◆ DATA
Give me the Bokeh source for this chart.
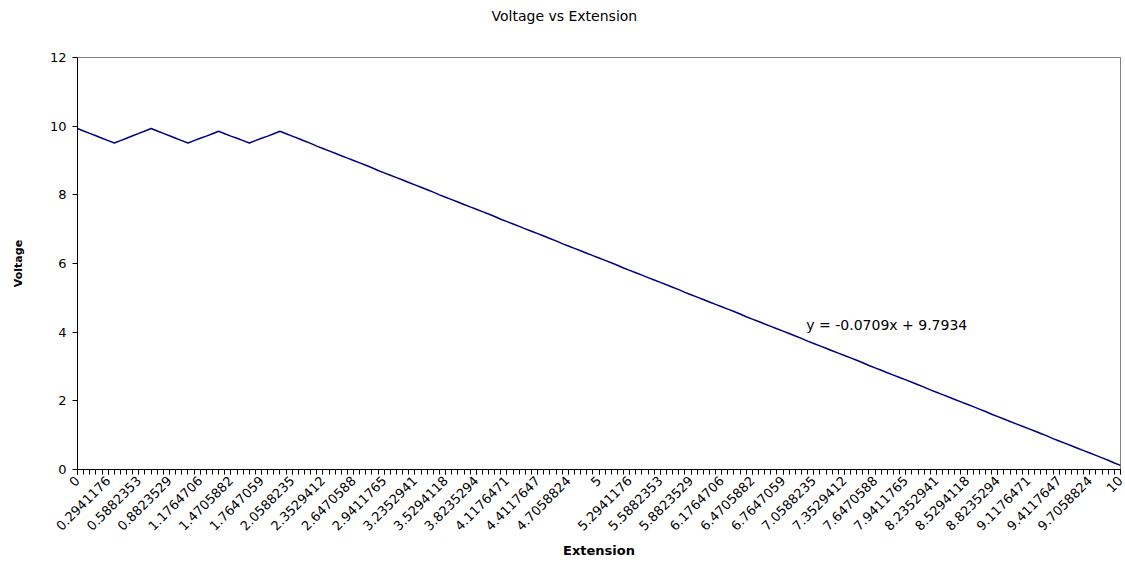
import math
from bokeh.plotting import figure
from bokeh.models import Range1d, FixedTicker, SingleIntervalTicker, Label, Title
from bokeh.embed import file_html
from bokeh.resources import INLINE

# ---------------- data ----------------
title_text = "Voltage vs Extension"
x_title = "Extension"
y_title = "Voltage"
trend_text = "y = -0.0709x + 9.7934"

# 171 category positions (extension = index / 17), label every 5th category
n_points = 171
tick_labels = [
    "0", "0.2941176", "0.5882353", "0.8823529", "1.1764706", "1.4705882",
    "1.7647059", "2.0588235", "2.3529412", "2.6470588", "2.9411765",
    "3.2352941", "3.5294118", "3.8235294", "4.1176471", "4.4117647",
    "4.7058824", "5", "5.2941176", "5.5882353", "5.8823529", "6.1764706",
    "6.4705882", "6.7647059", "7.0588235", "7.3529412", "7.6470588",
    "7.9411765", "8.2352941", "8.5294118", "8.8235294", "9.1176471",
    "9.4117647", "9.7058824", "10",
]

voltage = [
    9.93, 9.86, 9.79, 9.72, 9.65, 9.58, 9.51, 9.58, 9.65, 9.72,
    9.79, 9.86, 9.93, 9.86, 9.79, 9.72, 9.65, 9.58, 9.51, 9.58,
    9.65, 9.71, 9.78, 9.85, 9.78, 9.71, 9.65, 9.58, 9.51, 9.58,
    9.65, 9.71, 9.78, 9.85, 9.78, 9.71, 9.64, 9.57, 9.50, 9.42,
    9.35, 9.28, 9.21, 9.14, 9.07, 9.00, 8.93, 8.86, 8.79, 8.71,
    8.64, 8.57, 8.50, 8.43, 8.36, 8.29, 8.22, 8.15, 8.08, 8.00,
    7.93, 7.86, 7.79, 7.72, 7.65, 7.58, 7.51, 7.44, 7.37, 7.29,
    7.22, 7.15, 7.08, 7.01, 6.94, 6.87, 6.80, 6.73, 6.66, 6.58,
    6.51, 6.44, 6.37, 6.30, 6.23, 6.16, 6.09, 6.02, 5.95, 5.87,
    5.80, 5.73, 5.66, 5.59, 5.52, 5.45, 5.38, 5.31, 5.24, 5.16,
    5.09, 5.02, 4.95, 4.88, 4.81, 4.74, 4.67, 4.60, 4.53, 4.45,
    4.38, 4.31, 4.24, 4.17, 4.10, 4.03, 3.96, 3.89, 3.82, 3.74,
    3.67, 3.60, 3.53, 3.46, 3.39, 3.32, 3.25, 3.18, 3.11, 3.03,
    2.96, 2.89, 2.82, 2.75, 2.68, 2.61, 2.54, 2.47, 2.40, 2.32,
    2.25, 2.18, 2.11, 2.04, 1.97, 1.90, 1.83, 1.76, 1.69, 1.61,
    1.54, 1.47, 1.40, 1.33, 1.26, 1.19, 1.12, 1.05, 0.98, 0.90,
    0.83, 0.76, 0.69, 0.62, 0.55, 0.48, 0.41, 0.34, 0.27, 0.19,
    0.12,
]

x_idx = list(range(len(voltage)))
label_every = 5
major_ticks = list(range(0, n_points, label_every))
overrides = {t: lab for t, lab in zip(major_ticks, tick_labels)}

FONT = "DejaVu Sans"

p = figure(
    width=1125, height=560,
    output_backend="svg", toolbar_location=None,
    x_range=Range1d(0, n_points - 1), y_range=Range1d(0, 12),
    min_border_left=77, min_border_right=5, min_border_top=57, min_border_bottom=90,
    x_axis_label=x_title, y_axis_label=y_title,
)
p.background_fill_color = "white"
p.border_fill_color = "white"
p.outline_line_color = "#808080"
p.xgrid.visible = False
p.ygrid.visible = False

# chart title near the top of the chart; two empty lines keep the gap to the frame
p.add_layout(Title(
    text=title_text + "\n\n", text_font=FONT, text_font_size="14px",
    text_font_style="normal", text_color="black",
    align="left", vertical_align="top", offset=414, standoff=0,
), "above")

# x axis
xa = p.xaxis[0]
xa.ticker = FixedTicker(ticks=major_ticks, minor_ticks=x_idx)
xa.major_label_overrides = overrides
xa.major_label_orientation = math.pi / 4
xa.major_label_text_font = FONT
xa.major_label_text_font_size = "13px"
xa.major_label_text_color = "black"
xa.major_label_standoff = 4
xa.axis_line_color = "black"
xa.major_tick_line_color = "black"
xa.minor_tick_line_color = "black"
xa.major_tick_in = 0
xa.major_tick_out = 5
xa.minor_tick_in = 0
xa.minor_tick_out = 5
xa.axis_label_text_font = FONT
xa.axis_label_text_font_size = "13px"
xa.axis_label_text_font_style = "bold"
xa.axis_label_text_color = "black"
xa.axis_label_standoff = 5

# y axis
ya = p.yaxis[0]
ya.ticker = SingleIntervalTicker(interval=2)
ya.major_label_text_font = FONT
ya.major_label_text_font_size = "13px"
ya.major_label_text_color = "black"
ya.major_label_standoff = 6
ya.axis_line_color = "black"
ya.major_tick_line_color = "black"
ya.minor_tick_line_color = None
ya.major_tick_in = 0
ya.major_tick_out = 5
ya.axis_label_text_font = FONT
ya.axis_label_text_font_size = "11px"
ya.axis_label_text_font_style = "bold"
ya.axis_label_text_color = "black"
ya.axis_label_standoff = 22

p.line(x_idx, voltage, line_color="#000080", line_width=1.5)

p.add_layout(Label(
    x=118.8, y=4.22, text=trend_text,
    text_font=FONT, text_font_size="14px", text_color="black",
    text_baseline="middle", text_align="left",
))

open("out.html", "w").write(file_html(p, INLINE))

◆ WHAT YOU ARE ASKED TO DO
Repeat the lines exactly as they stand, from the opening line of the data through the line with "from bokeh.resources import INLINE". Pictures stay out of the copy.

◆ RESULT OF THIS TASK
Give me the Bokeh source for this chart.
import math
from bokeh.plotting import figure
from bokeh.models import Range1d, FixedTicker, SingleIntervalTicker, Label, Title
from bokeh.embed import file_html
from bokeh.resources import INLINE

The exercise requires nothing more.